3つ目のポイントは「パーソナリティ」。これは性格的特徴や行動傾向性を指します。パーソナリティは、生まれつき備わっている性格や素質に加え、家族や生活環境、周囲との人間関係など、子どもから大人への成長過程で次第に形成されるものと考えられています。そのため、人によって考え方や行動に以下のような違いがあります。
「周囲に気を使う」⇔「周囲に惑わされずに行動する」
「物事をすぐに決めたい」⇔「決めるまでに慎重に行動する」
「計画好き」⇔「アドリブ好き」
「人と一緒にいたい」⇔「周囲に惑わされずに行動したい」
これらは、どちらかが「正しい・間違っている」ということはありません。しかし、自社の仕事や社風に「合う・合わない」はあると考えられます。たとえば、チームプレーを重視する会社なら「周囲に気を使う人」を採用すべきでしょう。逆に主体的に動くことを重視する会社なら「周囲に惑わされずに行動する人」を採用すべきです。
職種や仕事内容、社風によって、採用すべき人材のパーソナリティは異なります。

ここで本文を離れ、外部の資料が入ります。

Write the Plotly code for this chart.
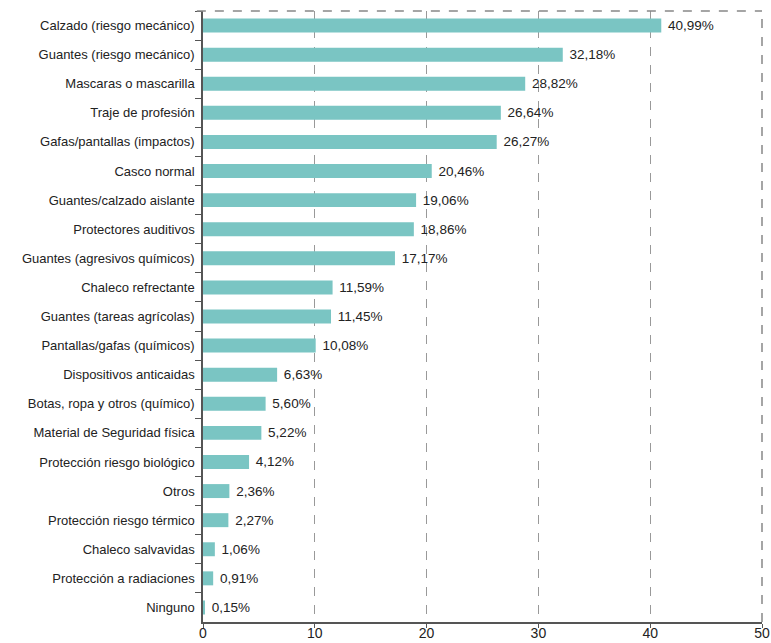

自社が求める人材像を明確にしたうえで、それに合った性格的特徴や行動傾向性を持つ人を採用していけば、採用後のミスマッチや離職を防ぎやすくなります。
とはいえ面接のやりとりだけで応募者のパーソナリティを判断するのは、正直かなり難しいものがあります。求人情報の「求める人物像」などを参考にすれば、応募者は演じることもできてしまいます。パーソナリティの判定については、SPIなどの適性検査(パーソナリティ検査)も活用することをおすすめします(詳細は第17回参照)。
面接による主観的な判定の妥当性は2割未満と言われていますが、適性検査の妥当性は長期的には4割、その時点におけるものなら7割ぐらいの確率で出力できるとされています(長期的には、人は環境等によって変化していくので妥当性は下がります)。
いずれにしても比較的高い確率で応募者のパーソナリティを判定できると考えていいでしょう。適性検査も併用することによって、より自社に合った人材を採用しやすくなります。
自社にとっての「いい人」を採用するためには、面接における大事なポイントがもう1つあります。それは「応募者の話を聞く」だけでなく「自社についての話もする」こと。優秀な人材を獲得するためには、これは特に重要です。
応募者に対して「自己紹介」「志望動機」「長所・短所」「将来のキャリアビジョン」などを質問するのと同じように、採用担当者も「自社の紹介」「募集理由」「強み・課題」「中長期的な経営戦略」などを伝えるようにしましょう。
面接とは、企業と求職者がお互いについて情報交換をする場。企業が「いい人」を求めているように、求職者も「いい会社」を求めています。企業がより良い人材を選ぼうとしているのと同じように、求職者もより良い企業を選ぼうと考えています。
優秀な人材は、特にその傾向が強いです。彼ら・彼女らは、やりたいことが明確にあり、それができる環境を探しています。ましてや今は、あらゆる業界が人手不足。優秀な人材を欲しがっている企業はいくらでもあります。自社についての情報提供を行い、しっかりアピールしなければ、優秀な人材ほど寄ってきません。
自社の情報を伝えたうえで「いかがですか、応募されますか」と尋ねると「でしたら、ちょっと違いますね」と辞退する人もいるでしょう。しかし「ぜひやってみたいです」と入社意欲を高める人もいます。自社にとっての「いい人」は、当然後者です。
面接が1時間だったら「自社の話」と「応募者の話」は半々ぐらいが理想的。それぞれが30分ずつぐらい時間をかけて情報提供を行い、「合う・合わない」の判断をする。そうすることによって、自社にとっての「いい人」を見つけやすくなります。また、採用のミスマッチや離職を防ぐことにもつながります。ぜひ参考にしてみてください。